Sunday, May 25, 2014

"Separation of Church & State" - What Does it Actually Mean? Part 2

The Separation Clause - Its Original Intent
an excerpt from The Separation of Church and State by Signature Historian David Barton

The phrase “Separation of Church and State” has been invoked in over four thousand legal cases in recent decades. It is cited as the reason for the removal of Nativity scenes from public parks, Ten Commandment displays from courtrooms, public prayer from school events, religious symbols from city seals, as well as the prohibition of several types of popular religious expressions. The Founding Father most associated with the separation phrase is Thomas Jefferson; and while the phrase is definitely familiar to most folks today, its history is largely unknown.

Significantly, Jefferson was actually a latecomer to this famous metaphor; for it had long since been introduced in the 1500s by prominent ministers in England.
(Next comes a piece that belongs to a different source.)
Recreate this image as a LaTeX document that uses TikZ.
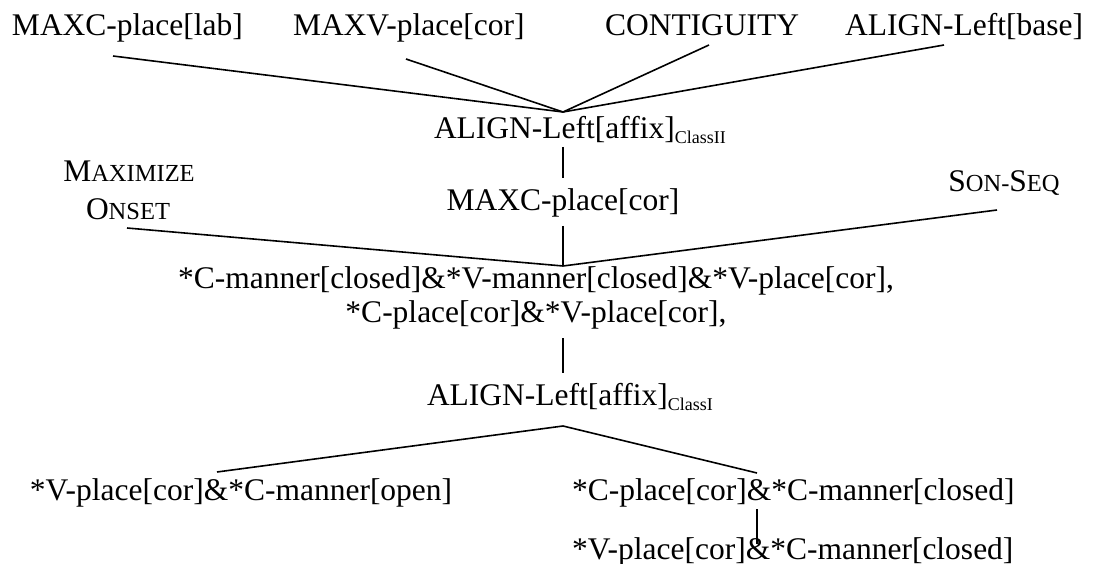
\documentclass[tikz,border=0pt]{standalone}
\usepackage{fontspec}
\setmainfont{Liberation Serif}
\newcommand\fsc[1]{{\fontsize{24.5}{28}\selectfont #1}}
\newcommand\subtxt[1]{\raisebox{-5pt}{\fontsize{18}{20}\selectfont #1}}
\begin{document}
\begin{tikzpicture}[x=1pt,y=-1pt,
  lbl/.style={inner sep=0pt,outer sep=0pt,font=\fontsize{31.5}{34}\selectfont},
  link/.style={line width=1.6pt}]
\useasboundingbox (0,0) rectangle (1093,564);
% top row
\node[lbl,anchor=base west] (maxc) at (12,36) {MAXC-place[lab]};
\node[lbl,anchor=base west] (maxv) at (293,36) {MAXV-place[cor]};
\node[lbl,anchor=base west] (contig) at (605,36) {CONTIGUITY};
\node[lbl,anchor=base east] (alb) at (1083,36) {ALIGN-Left[base]};
% second level
\node[lbl,anchor=base west] (al2) at (434,139) {ALIGN-Left[affix]\subtxt{ClassII}};
\node[lbl,anchor=base] (maxcc) at (563,211) {MAXC-place[cor]};
\node[lbl,anchor=base] (mo1) at (129,182) {M\fsc{AXIMIZE}};
\node[lbl,anchor=base] (mo2) at (128,220) {O\fsc{NSET}};
\node[lbl,anchor=base] (son) at (1004,192) {S\fsc{ON-}S\fsc{EQ}};
% conjunctions
\node[lbl,anchor=base] (c1) at (536,289) {*C-manner[closed]\&*V-manner[closed]\&*V-place[cor],};
\node[lbl,anchor=base] (c2) at (536,323) {*C-place[cor]\&*V-place[cor],};
\node[lbl,anchor=base west] (al1) at (427,405) {ALIGN-Left[affix]\subtxt{ClassI}};
% bottom
\node[lbl,anchor=base west] (b1) at (30,500) {*V-place[cor]\&*C-manner[open]};
\node[lbl,anchor=base west] (b2) at (572,500) {*C-place[cor]\&*C-manner[closed]};
\node[lbl,anchor=base west] (b3) at (572,559) {*V-place[cor]\&*C-manner[closed]};
% connector end points
\coordinate (p1) at (113,56);
\coordinate (p2) at (406,59);
\coordinate (p3) at (709,45);
\coordinate (p4) at (944,45);
\coordinate (j1) at (563,112);
\coordinate (v1a) at (563,147);
\coordinate (v1b) at (563,178);
\coordinate (v2a) at (563,226);
\coordinate (j2) at (563,266);
\coordinate (p5) at (127,228);
\coordinate (p6) at (997,210);
\coordinate (v3a) at (563,338);
\coordinate (v3b) at (563,373);
\coordinate (j4) at (563,426);
\coordinate (p7) at (217,472);
\coordinate (p8) at (757,473);
\coordinate (v4a) at (757,509);
\coordinate (v4b) at (757,544);
% connectors
\draw[link] (p1) -- (j1);
\draw[link] (p2) -- (j1);
\draw[link] (p3) -- (j1);
\draw[link] (p4) -- (j1);
\draw[link] (v1a) -- (v1b);
\draw[link] (v2a) -- (j2);
\draw[link] (p5) -- (j2);
\draw[link] (p6) -- (j2);
\draw[link] (v3a) -- (v3b);
\draw[link] (j4) -- (p7);
\draw[link] (j4) -- (p8);
\draw[link] (v4a) -- (v4b);
\end{tikzpicture}
\end{document}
Throughout the 1600s, it was carried to America by Bible-oriented colonists who planted it deeply in the thinking of Americans - all long before Jefferson ever repeated it. So what is the original and historic origin of this now popular phrase?

Historian David Barton summarizes the story behind and our problem with the separation clauses today.




When God established civil government for His people Israel, He placed Moses over the civil affairs and Aaron over the spiritual ones - the nation was one, but the jurisdictions were two, with separate leaders over each. The account of King Uzziah of Judah in second 2 Chronicles 26 provides a lucid illustration of how God insisted that the two jurisdictions be kept separate.

Uzziah’s reign lasted 52 years (a remarkable span of time for that era in world history). Prosperity and stability characterized his civil rule; under his leadership the nation of Israel experienced unrivaled innovation, new technologies and prosperity for its people that was famous across the civilized world. His personal piety toward God was also very well-known, and he openly and boldly honored God throughout his kingdom.

Then a dramatic change occurred. The turning point is recorded in verse 16, with the revealing statement that Uzziah “entered the temple of the Lord to burn incense on the altar of incense.” As a civil ruler over the kingdom, he decided that he would also take upon himself the function of a priest by burning incense on the altar; but that duty had been strictly reserved by God for his priests. Uzziah, by trying to perform the responsibilities of both Church and State and become the head of each, had thus cross the line drawn by God himself.

Under this violation, the priests courageously and forcefully withstood him (V. 18), but Uzziah refused to listen and became enraged at them. He sees their sacred utensils and prepared to make use of them when God weighed in: he instantly struck Uzziah with leprosy, who fled the temple in horror and humiliation.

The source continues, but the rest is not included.